Points to another file

Block Device

brw-rw----  root  /dev/sda1
(b = block device)

Disk, partition (block-addressable)

Character Device

crw-rw-rw-  root  /dev/tty
(c = character device)

Terminal, serial port (character-addressable)

File Operations

Create

Create file "newfile.txt":
1. Allocate inode
2. Record file metadata
3. Add directory entry
4. Mark inode as allocated

Open

Open file "myfile.txt":
1. Find file in directory
2. Load inode into memory
3. Check permissions (can I read/write?)
4. Create file descriptor (handle)
5. Initialize file pointer (position 0)

Read

Read 100 bytes from open file:
1. Check file pointer position
2. Determine which block needed
3. Load block if not in cache
4. Copy bytes to user buffer
5. Update file pointer
6. Return bytes read

Write

Write 100 bytes to open file:
1. Determine which block needed
2. Allocate new block if needed
3. Copy bytes to block
4. Mark block dirty
5. Update file size
6. Update modification time

Close

Close file:
1. Flush dirty blocks to disk
2. Free file descriptor
3. Update metadata (modification time)
4. Release resources

File Names

Conventions

Case sensitivity:
Unix: Case-sensitive (file.txt ≠ FILE.TXT)
Windows: Case-insensitive (same files)

Extensions:
.txt, .doc, .jpg (conventions, not enforced)
(Unix doesn't require extensions)

Max length:
255 characters typical (varies by filesystem)

Paths

Absolute path: /home/user/documents/file.txt
(starts with /)

Relative path: documents/file.txt
(from current directory)

Current: ~
Parent: ..

File Protection

Ownership

File attributes:
Owner: user_id (user who created)
Group: group_id (owning group)

Three levels:
Owner permissions
Group permissions
Others permissions

Permissions

Unix permissions: rwx (read, write, execute)

Examples:
755: rwxr-xr-x (owner: all, group: read+execute, others: read+execute)
644: rw-r--r-- (owner: read+write, group: read, others: read)
700: rwx------ (owner: all, group/others: none)

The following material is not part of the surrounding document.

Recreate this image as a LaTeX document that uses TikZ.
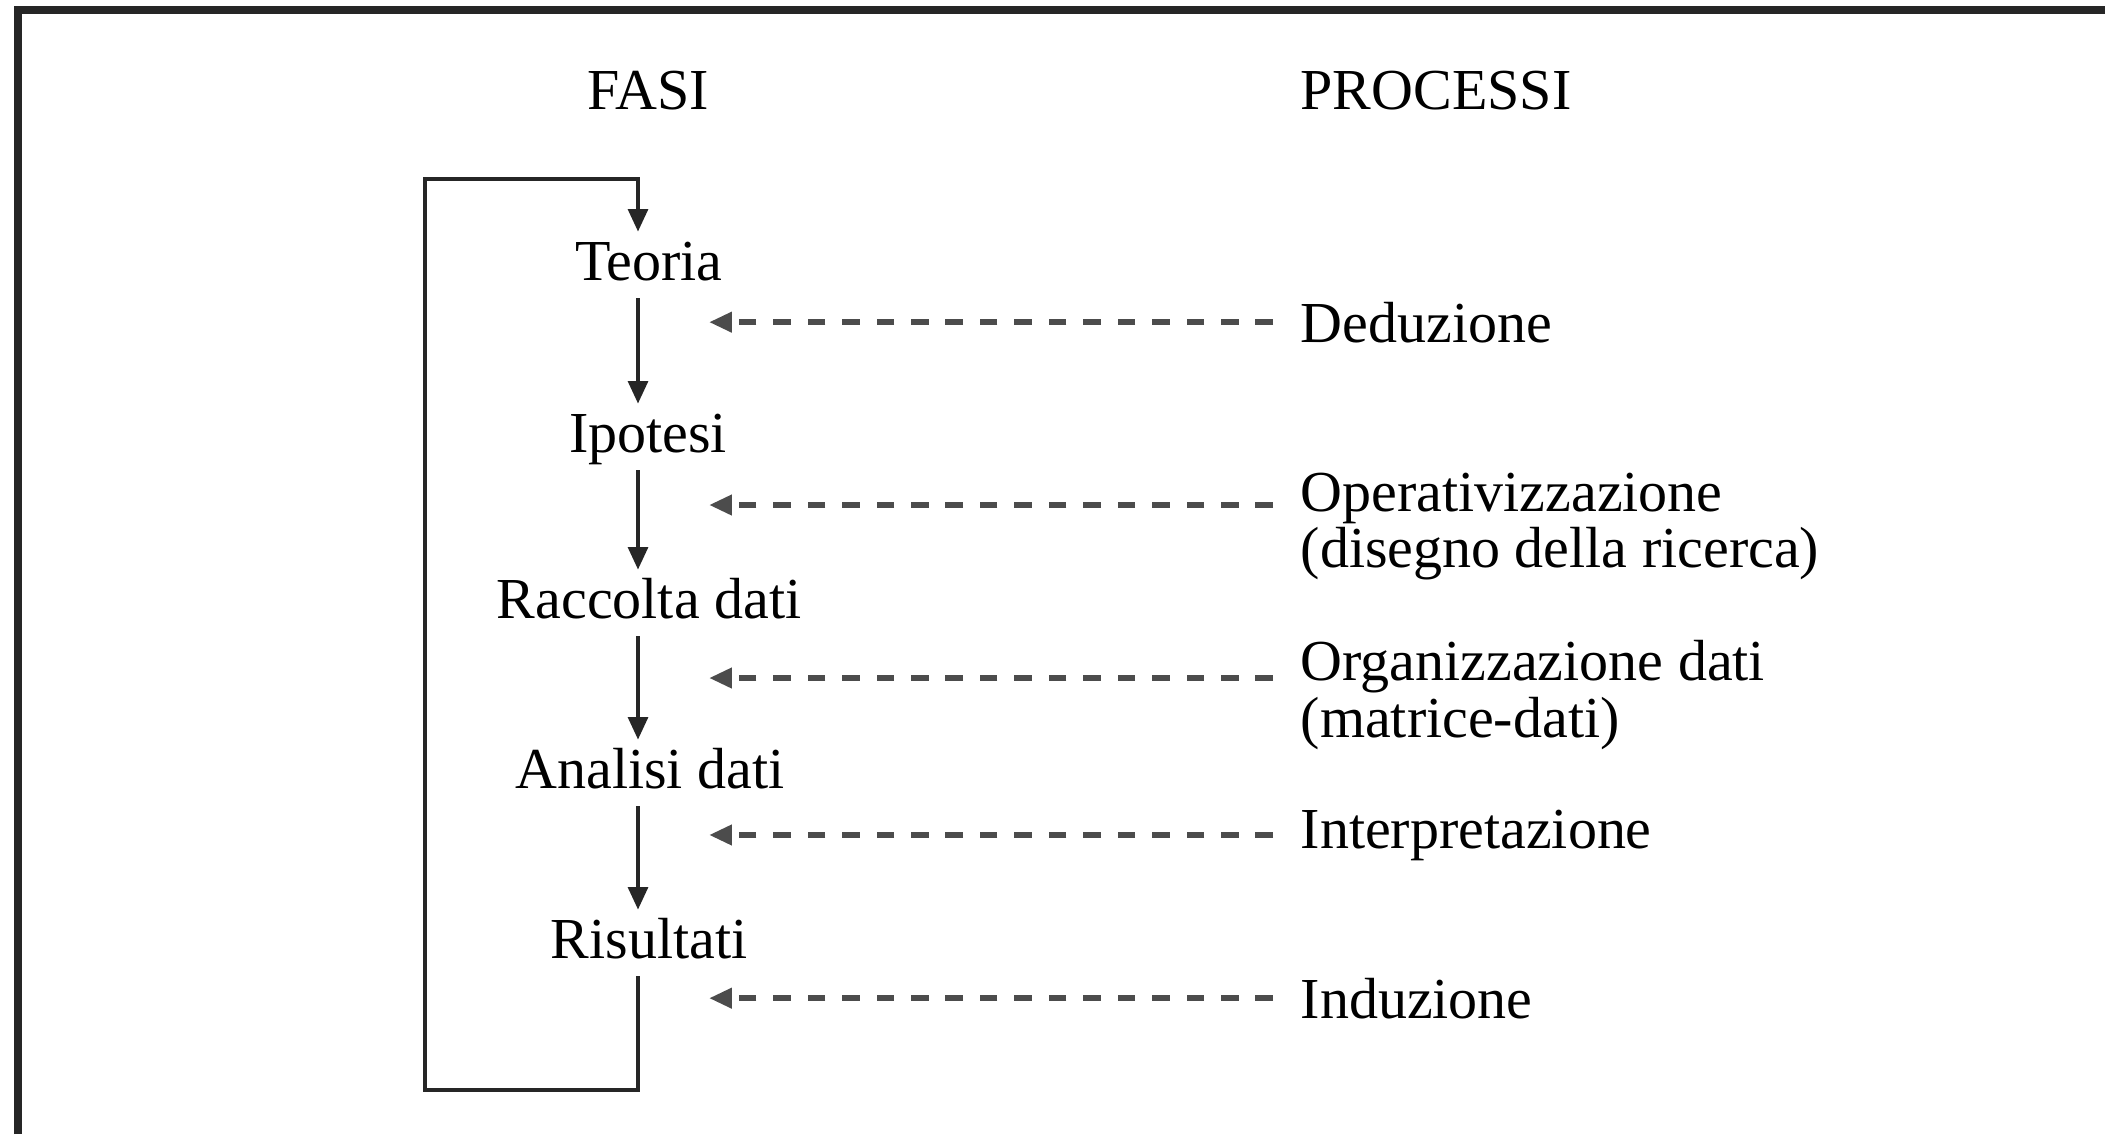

Execute on files: Run as program
Execute on directories: Can enter directory

File System Structure

Single-Level Directory

All files in one directory:
/
├── file1.txt
├── file2.txt
├── file3.txt

Problem: Name conflicts (two file1.txt?)
Ancient systems only

Two-Level Directory

Each user has own directory:
/user1/
├── file1.txt
└── file2.txt

/user2/
├── file1.txt
└── project/

Hierarchical (Tree)

Modern structure:
/
├── home/
│   ├── user1/
│   │   ├── documents/
│   │   └── downloads/
│   └── user2/
├── var/
├── etc/
└── usr/
    └── bin/

Most flexible, most complex

Summary

File system abstracts disk blocks into named files and directories. Provides protection, convenience, and organization. Key components: boot block, superblock, inode table, data blocks. Inodes store file metadata. Directories provide hierarchical structure. File operations: create, open, read, write, close. Permissions enforce access control. Modern systems use hierarchical directories. Understanding file systems essential for appreciating how OS manages persistent data. Different file systems (NTFS, ext4, APFS) implement concepts differently but principles same.